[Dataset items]
* * * * * * * * *

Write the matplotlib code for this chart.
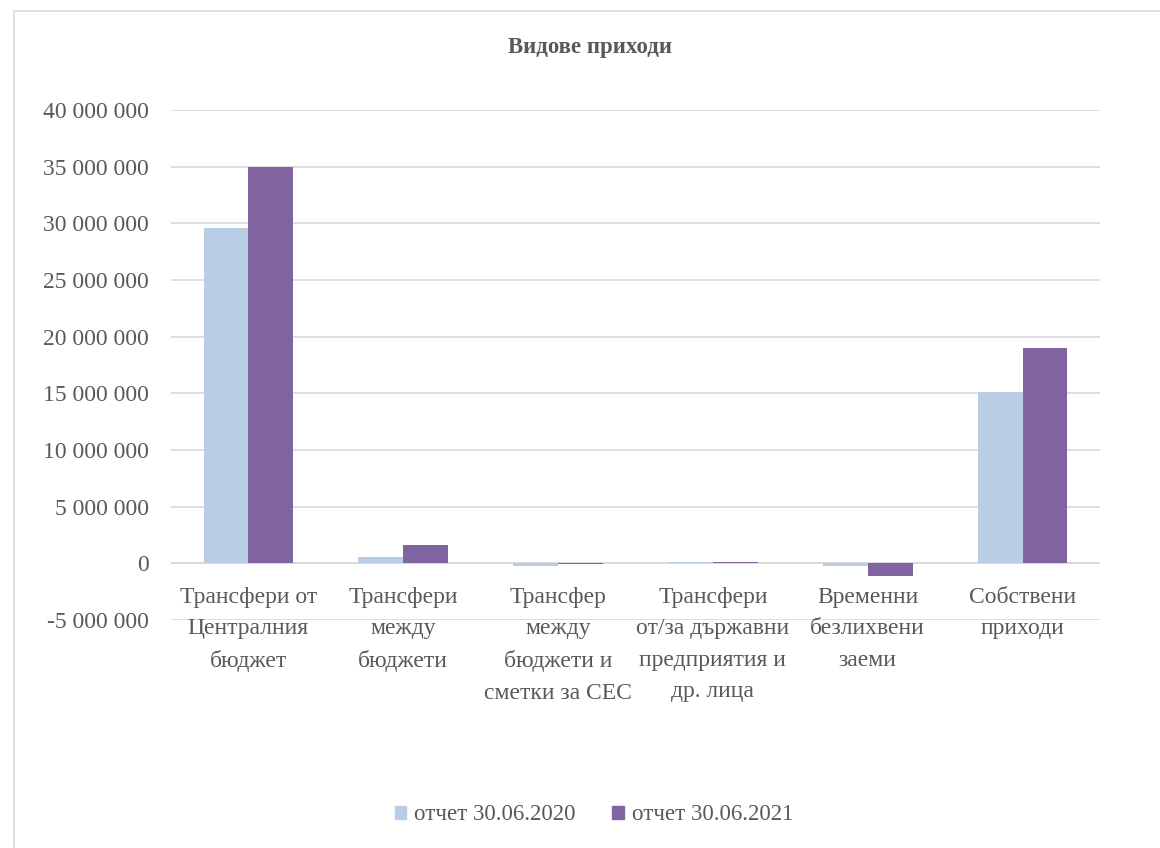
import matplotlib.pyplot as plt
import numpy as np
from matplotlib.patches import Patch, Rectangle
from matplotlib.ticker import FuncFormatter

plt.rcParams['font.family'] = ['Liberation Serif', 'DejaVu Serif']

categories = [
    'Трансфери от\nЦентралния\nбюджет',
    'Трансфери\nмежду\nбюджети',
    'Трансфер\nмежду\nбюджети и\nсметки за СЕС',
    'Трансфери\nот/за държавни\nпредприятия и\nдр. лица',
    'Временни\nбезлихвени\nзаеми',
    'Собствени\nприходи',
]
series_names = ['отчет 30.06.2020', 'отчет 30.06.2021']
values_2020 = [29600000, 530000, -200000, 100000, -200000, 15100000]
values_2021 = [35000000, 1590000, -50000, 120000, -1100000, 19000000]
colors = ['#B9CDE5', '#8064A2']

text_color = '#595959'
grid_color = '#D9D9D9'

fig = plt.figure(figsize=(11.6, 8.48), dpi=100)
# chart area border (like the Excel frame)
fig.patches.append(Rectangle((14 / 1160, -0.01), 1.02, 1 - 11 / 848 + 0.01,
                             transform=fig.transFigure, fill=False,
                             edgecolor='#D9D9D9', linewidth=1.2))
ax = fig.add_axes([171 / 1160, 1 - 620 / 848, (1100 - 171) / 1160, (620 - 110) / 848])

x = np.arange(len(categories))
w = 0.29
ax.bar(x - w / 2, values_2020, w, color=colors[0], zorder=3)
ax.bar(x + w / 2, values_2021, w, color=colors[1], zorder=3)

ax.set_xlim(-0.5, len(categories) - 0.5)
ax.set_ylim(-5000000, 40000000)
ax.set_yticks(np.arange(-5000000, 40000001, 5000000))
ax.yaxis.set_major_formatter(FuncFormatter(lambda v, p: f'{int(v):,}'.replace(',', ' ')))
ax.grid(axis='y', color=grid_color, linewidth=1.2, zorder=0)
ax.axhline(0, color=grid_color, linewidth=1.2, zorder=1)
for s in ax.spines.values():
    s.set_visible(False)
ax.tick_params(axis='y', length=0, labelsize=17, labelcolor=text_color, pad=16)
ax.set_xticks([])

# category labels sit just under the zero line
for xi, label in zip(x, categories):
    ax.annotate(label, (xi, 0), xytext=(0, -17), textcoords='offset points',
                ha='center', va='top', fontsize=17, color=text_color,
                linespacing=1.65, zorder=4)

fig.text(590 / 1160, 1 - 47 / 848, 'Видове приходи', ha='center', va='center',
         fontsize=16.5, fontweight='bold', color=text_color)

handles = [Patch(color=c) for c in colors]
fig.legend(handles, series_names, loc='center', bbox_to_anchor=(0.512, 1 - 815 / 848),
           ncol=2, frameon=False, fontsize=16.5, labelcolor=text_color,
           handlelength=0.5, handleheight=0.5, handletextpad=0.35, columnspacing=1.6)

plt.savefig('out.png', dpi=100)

* * * * * * * * *

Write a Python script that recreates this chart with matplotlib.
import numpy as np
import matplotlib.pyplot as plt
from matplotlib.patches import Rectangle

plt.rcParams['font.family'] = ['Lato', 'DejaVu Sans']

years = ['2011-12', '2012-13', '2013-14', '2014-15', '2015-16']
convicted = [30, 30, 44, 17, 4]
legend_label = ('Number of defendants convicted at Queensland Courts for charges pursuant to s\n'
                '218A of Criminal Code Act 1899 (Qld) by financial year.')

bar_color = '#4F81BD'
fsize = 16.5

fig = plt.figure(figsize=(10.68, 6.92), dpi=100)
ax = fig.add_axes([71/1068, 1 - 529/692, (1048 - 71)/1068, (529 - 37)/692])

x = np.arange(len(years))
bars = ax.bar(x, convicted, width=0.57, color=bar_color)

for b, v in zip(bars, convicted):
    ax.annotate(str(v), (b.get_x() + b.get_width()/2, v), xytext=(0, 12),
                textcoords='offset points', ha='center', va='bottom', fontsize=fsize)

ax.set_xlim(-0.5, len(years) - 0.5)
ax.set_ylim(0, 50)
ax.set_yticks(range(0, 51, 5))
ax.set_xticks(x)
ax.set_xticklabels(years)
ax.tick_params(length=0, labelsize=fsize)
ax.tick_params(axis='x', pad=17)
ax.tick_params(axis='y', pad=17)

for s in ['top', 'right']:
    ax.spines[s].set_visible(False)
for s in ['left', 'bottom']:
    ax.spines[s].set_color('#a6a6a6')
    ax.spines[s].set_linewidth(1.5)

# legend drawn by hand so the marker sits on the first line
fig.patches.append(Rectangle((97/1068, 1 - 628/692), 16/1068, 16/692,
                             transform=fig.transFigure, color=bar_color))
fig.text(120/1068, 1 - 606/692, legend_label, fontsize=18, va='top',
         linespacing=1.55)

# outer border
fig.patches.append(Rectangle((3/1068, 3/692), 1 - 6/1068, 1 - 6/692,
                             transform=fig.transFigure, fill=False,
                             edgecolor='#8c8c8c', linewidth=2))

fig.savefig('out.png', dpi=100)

* * * * * * * * *

Short problem:
Quote the lines above exactly, starting with the one that has "Write the matplotlib code for this chart." and ending with the one that has "colors = ['#B9CDE5', '#8064A2']"; drop the pictures and include nothing else.

Full output:
Write the matplotlib code for this chart.
import matplotlib.pyplot as plt
import numpy as np
from matplotlib.patches import Patch, Rectangle
from matplotlib.ticker import FuncFormatter

plt.rcParams['font.family'] = ['Liberation Serif', 'DejaVu Serif']

categories = [
    'Трансфери от\nЦентралния\nбюджет',
    'Трансфери\nмежду\nбюджети',
    'Трансфер\nмежду\nбюджети и\nсметки за СЕС',
    'Трансфери\nот/за държавни\nпредприятия и\nдр. лица',
    'Временни\nбезлихвени\nзаеми',
    'Собствени\nприходи',
]
series_names = ['отчет 30.06.2020', 'отчет 30.06.2021']
values_2020 = [29600000, 530000, -200000, 100000, -200000, 15100000]
values_2021 = [35000000, 1590000, -50000, 120000, -1100000, 19000000]
colors = ['#B9CDE5', '#8064A2']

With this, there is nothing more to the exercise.